AIM:
Leave out the images; return the rest of the data exactly.

[RECORDED INFORMATION start]

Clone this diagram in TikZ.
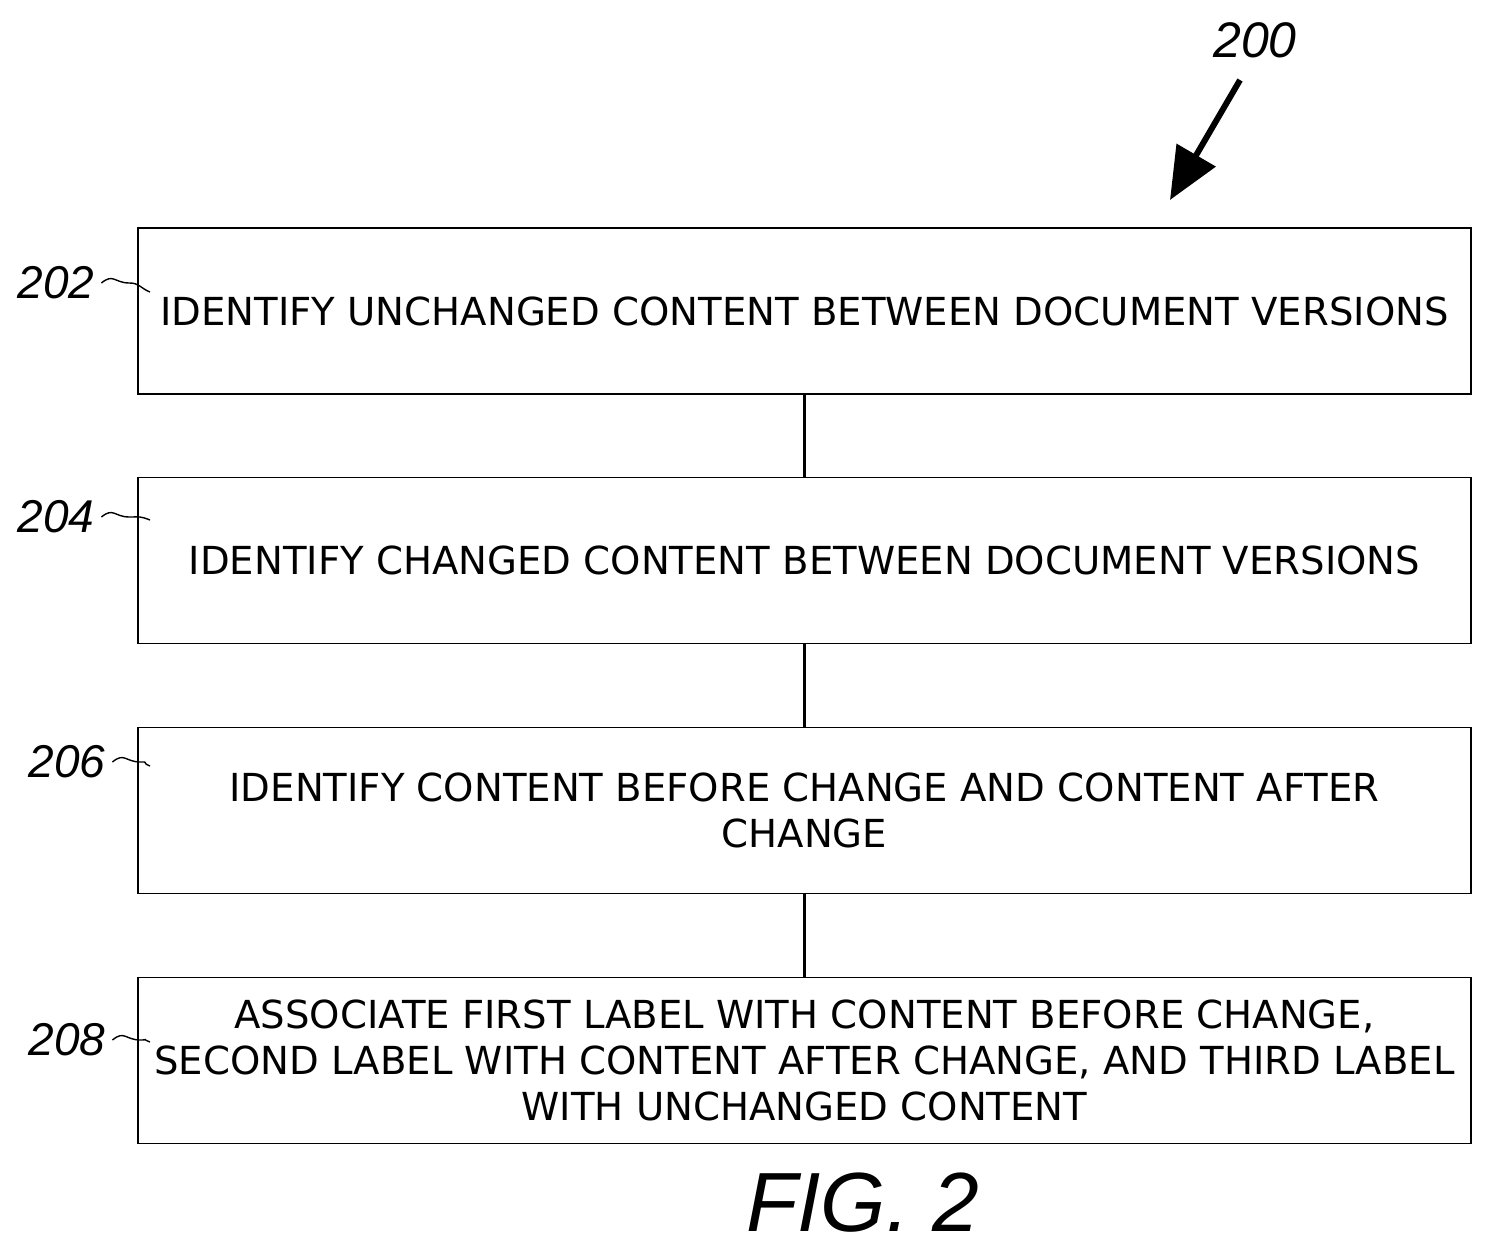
\documentclass[tikz,border=0pt]{standalone}
\usepackage{fontspec}
\setmainfont{Liberation Sans}
\newfontfamily\boxfont{DejaVu Sans}
\usetikzlibrary{arrows.meta}
\begin{document}
\begin{tikzpicture}[x=0.5pt,y=-0.5pt,
  stepbox/.style={draw,line width=0.7pt,minimum width=666.5pt,minimum height=83pt,align=center,inner sep=0pt,font=\boxfont\fontsize{19.3}{23}\selectfont},
  reflab/.style={font=\fontsize{23}{24}\selectfont\itshape},
  link/.style={line width=1.2pt}]
\useasboundingbox (0,0) rectangle (1492,1258);
\node[stepbox] (b1) at (804.5,311) {IDENTIFY UNCHANGED CONTENT BETWEEN DOCUMENT VERSIONS};
\node[stepbox] (b2) at (804.5,560.5) {IDENTIFY CHANGED CONTENT BETWEEN DOCUMENT VERSIONS};
\node[stepbox] (b3) at (804.5,810.5) {IDENTIFY CONTENT BEFORE CHANGE AND CONTENT AFTER\\CHANGE};
\node[stepbox] (b4) at (804.5,1060.5) {ASSOCIATE FIRST LABEL WITH CONTENT BEFORE CHANGE,\\SECOND LABEL WITH CONTENT AFTER CHANGE, AND THIRD LABEL\\WITH UNCHANGED CONTENT};
\draw[link] (b1) -- (b2);
\draw[link] (b2) -- (b3);
\draw[link] (b3) -- (b4);
\node[reflab] (l1) at (56,283) {202};
\node[reflab] (l2) at (56,517) {204};
\node[reflab] (l3) at (67,762) {206};
\node[reflab] (l4) at (67,1040) {208};
\foreach \l/\y in {l1/288,l2/516,l3/762,l4/1038}{
  \coordinate (e\l) at (150,\y+4);
  \draw[line width=0.7pt] (\l.east) .. controls ++(12,-10) and ++(-15,0) .. ++(28,0) .. controls ++(10,0) and ++(-10,-4) .. (e\l);
}
\node[font=\fontsize{25}{26}\selectfont\itshape] (n200) at (1255,40) {200};
\coordinate (a1) at (1240,80);
\coordinate (a2) at (1170,200);
\draw[line width=3pt,-{Triangle[length=26pt,width=22pt]}] (a1) -- (a2);
\node[font=\fontsize{42}{44}\selectfont\itshape] (fig) at (863,1203) {FIG. 2};
\end{tikzpicture}
\end{document}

[RECORDED INFORMATION end]

RESPONSE FOR THIS EXERCISE:
Clone this diagram in TikZ.
\documentclass[tikz,border=0pt]{standalone}
\usepackage{fontspec}
\setmainfont{Liberation Sans}
\newfontfamily\boxfont{DejaVu Sans}
\usetikzlibrary{arrows.meta}
\begin{document}
\begin{tikzpicture}[x=0.5pt,y=-0.5pt,
  stepbox/.style={draw,line width=0.7pt,minimum width=666.5pt,minimum height=83pt,align=center,inner sep=0pt,font=\boxfont\fontsize{19.3}{23}\selectfont},
  reflab/.style={font=\fontsize{23}{24}\selectfont\itshape},
  link/.style={line width=1.2pt}]
\useasboundingbox (0,0) rectangle (1492,1258);
\node[stepbox] (b1) at (804.5,311) {IDENTIFY UNCHANGED CONTENT BETWEEN DOCUMENT VERSIONS};
\node[stepbox] (b2) at (804.5,560.5) {IDENTIFY CHANGED CONTENT BETWEEN DOCUMENT VERSIONS};
\node[stepbox] (b3) at (804.5,810.5) {IDENTIFY CONTENT BEFORE CHANGE AND CONTENT AFTER\\CHANGE};
\node[stepbox] (b4) at (804.5,1060.5) {ASSOCIATE FIRST LABEL WITH CONTENT BEFORE CHANGE,\\SECOND LABEL WITH CONTENT AFTER CHANGE, AND THIRD LABEL\\WITH UNCHANGED CONTENT};
\draw[link] (b1) -- (b2);
\draw[link] (b2) -- (b3);
\draw[link] (b3) -- (b4);
\node[reflab] (l1) at (56,283) {202};
\node[reflab] (l2) at (56,517) {204};
\node[reflab] (l3) at (67,762) {206};
\node[reflab] (l4) at (67,1040) {208};
\foreach \l/\y in {l1/288,l2/516,l3/762,l4/1038}{
  \coordinate (e\l) at (150,\y+4);
  \draw[line width=0.7pt] (\l.east) .. controls ++(12,-10) and ++(-15,0) .. ++(28,0) .. controls ++(10,0) and ++(-10,-4) .. (e\l);
}
\node[font=\fontsize{25}{26}\selectfont\itshape] (n200) at (1255,40) {200};
\coordinate (a1) at (1240,80);
\coordinate (a2) at (1170,200);
\draw[line width=3pt,-{Triangle[length=26pt,width=22pt]}] (a1) -- (a2);
\node[font=\fontsize{42}{44}\selectfont\itshape] (fig) at (863,1203) {FIG. 2};
\end{tikzpicture}
\end{document}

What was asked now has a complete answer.